Overall, this is a very well-crafted game. It takes a simple concept, and packs a lot of high-quality humor and satire into a short game. The writing is delightfully scathing, and the game makes very good use of the choose-your-own-adventure format to tell a unique story.
And now you know!

Specific notes:
-Each branch ending with the moral of the story is a particularly clever touch. Each of the morals takes a legitmate moral (“Don’t do drugs”, “Don’t overestimate your ability”) and turns it on itself in an ironic and biting way, all while pointedly ignoring the fact that the player has no real alternatives. It also provides a well-utlized avenue for jokes that might otherwise be tough to fit into the narrative.
-Man, why do people drink bleach when there are perfectly good bridges availiable in most towns? It’s basic risk-reward analysis.
-The narrator’s parents don’t show up more than they need to, but when they do, they serve to emphasize then extent to which the narrator really has no support systems. And they add humor.
-Each of the various branches in this story are short and sweet, culminating in an amusing final scene. The length makes it easy for the player to quickly skip from path to path, and makes the story easily readable.
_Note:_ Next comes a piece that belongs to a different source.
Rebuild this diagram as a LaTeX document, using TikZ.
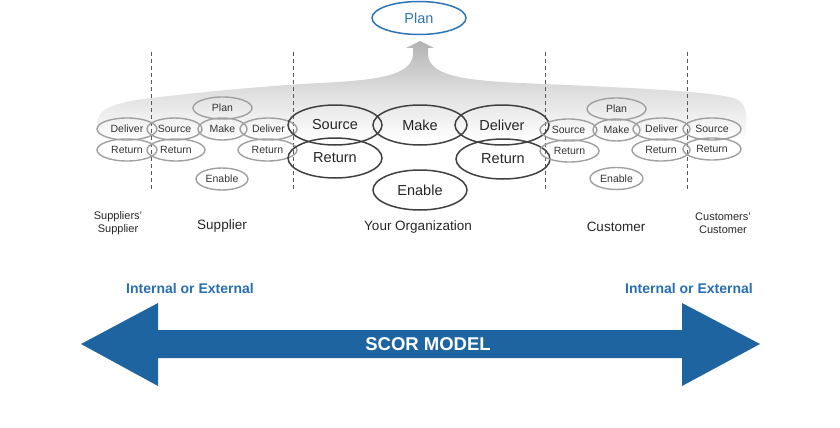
\documentclass[tikz,border=0pt]{standalone}
\usepackage{fontspec}
\setmainfont{Liberation Sans}
\usetikzlibrary{shapes.geometric}
\definecolor{scorblue}{RGB}{30,100,160}
\definecolor{txtblue}{RGB}{40,110,180}
\definecolor{plblue}{RGB}{46,117,182}
\definecolor{smallring}{RGB}{160,160,160}
\definecolor{bigring}{RGB}{64,64,64}
\definecolor{fantop}{RGB}{178,178,178}
\definecolor{fanmid}{RGB}{222,222,222}
\tikzset{
  smallell/.style={ellipse, draw=smallring, line width=1.4pt, minimum height=22pt, inner sep=0pt,
    font=\fontsize{10.5}{12}\selectfont, text=black!80},
  bigell/.style={ellipse, draw=bigring, line width=1.5pt, minimum width=94pt, minimum height=40pt, inner sep=0pt,
    font=\fontsize{14.5}{16}\selectfont, text=black!85},
  divider/.style={draw=black!65, line width=0.9pt, dash pattern=on 4pt off 3pt},
  partylabel/.style={font=\fontsize{13.5}{15}\selectfont, text=black!85, align=center},
  smalllabel/.style={font=\fontsize{11}{13}\selectfont, text=black!85, align=center},
  sidelabel/.style={font=\bfseries\fontsize{14}{16}\selectfont, text=txtblue}
}
\begin{document}
\begin{tikzpicture}[x=1pt,y=-1pt]
\path[use as bounding box] (0,0) rectangle (840,428);
% grey fan with upward arrow
\shade[top color=fantop, bottom color=white, middle color=fanmid]
  (420,41) -- (434,48) -- (428,48) -- (428,55)
  .. controls (430,75) and (460,80) .. (520,83)
  .. controls (640,88) and (725,92) .. (738,100)
  .. controls (746,105) and (746,112) .. (746,118)
  -- (746,140) -- (97,140) -- (97,124)
  .. controls (97,110) and (110,102) .. (160,97)
  .. controls (220,90) and (280,85) .. (320,83)
  .. controls (380,80) and (411,75) .. (413,55)
  -- (413,48) -- (406,48) -- cycle;
% top plan
\node[ellipse, draw=plblue, line width=1.5pt, minimum width=94pt, minimum height=33pt, inner sep=0pt,
  font=\fontsize{14.5}{16}\selectfont, text=plblue] (topplan) at (419,18) {Plan};
% dividers
\coordinate (d1t) at (151,52); \coordinate (d1b) at (151,190);
\coordinate (d2t) at (293,52); \coordinate (d2b) at (293,190);
\coordinate (d3t) at (545,52); \coordinate (d3b) at (545,190);
\coordinate (d4t) at (687,52); \coordinate (d4b) at (687,190);
\draw[divider] (d1t) -- (d1b);
\draw[divider] (d2t) -- (d2b);
\draw[divider] (d3t) -- (d3b);
\draw[divider] (d4t) -- (d4b);
% suppliers' supplier
\node[smallell, minimum width=60pt] (ssdel) at (127,129) {Deliver};
\node[smallell, minimum width=60pt] (ssret) at (127,150) {Return};
% supplier
\node[smallell, minimum width=55pt] (ssrc) at (174.5,129) {Source};
\node[smallell, minimum width=58pt] (sret) at (176,150) {Return};
\node[smallell, minimum width=59pt] (splan) at (222.5,108) {Plan};
\node[smallell, minimum width=49pt] (smake) at (222.5,129) {Make};
\node[smallell, minimum width=57pt] (sdel) at (268.5,129) {Deliver};
\node[smallell, minimum width=59pt] (sret2) at (267.5,150) {Return};
\node[smallell, minimum width=52pt] (sen) at (222,179) {Enable};
% organization
\node[bigell] (osrc) at (335,125) {Source};
\node[bigell] (omake) at (420,125) {Make};
\node[bigell] (odel) at (502,125) {Deliver};
\node[bigell] (oret1) at (335,158) {Return};
\node[bigell] (oret2) at (503,159) {Return};
\node[bigell] (oen) at (420,190) {Enable};
% customer
\node[smallell, minimum width=57pt] (csrc) at (568.5,130) {Source};
\node[smallell, minimum width=59pt] (cret) at (569.5,151) {Return};
\node[smallell, minimum width=59pt] (cplan) at (616.5,109) {Plan};
\node[smallell, minimum width=47pt] (cmake) at (616.5,130) {Make};
\node[smallell, minimum width=57pt] (cdel) at (661.5,129) {Deliver};
\node[smallell, minimum width=58pt] (cret2) at (661,150) {Return};
\node[smallell, minimum width=53pt] (cen) at (616.5,178.5) {Enable};
% customer's customer
\node[smallell, minimum width=58pt] (ccsrc) at (712,129) {Source};
\node[smallell, minimum width=58pt] (ccret) at (712,149) {Return};
% party labels
\node[smalllabel] (lss) at (118,223) {Suppliers'\\Supplier};
\node[partylabel] (ls) at (222,226) {Supplier};
\node[partylabel] (lo) at (418,227) {Your Organization};
\node[partylabel] (lc) at (616,227) {Customer};
\node[smalllabel] (lcc) at (723,223) {Customers'\\Customer};
% internal / external
\node[sidelabel] (ie1) at (190,288) {Internal or External};
\node[sidelabel] (ie2) at (689,288) {Internal or External};
% double arrow
\fill[scorblue] (81,344) -- (158,303) -- (158,330) -- (682,330) -- (682,303) -- (760,344)
  -- (682,386) -- (682,358) -- (158,358) -- (158,386) -- cycle;
\node[font=\bfseries\fontsize{18.5}{20}\selectfont, text=white] (scor) at (428,344) {SCOR MODEL};
\end{tikzpicture}
\end{document}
This is a concept that does well from having more width than depth.
-Fun with acronyms!
-This game is successful at leaving the player with a sense of frustration, as there’s the sense that it would be so ridiculously easy to solve all the narrator’s problems with merely an ounce of common sense. Preventing the player from doing this is sort of the point, and it’s an effective narrative device.
-“You’ll probably expect a long and graphic detailed scene… well sorry, use your imagination.” Lol.

Grammar
All good!
Mastery of Language
There are some sentence structure issues, but not too many. Those that do exist actually contribue somewhat to the story’s conversational tone.

Branching
Really excellent, there’s a very wide variety of different endings the player can get.

Player Options/fair choice
Deliberately and masterfully awful.

CONCLUSION: An excellently written story that satirizes both high school and those that try to give shallow morals about it.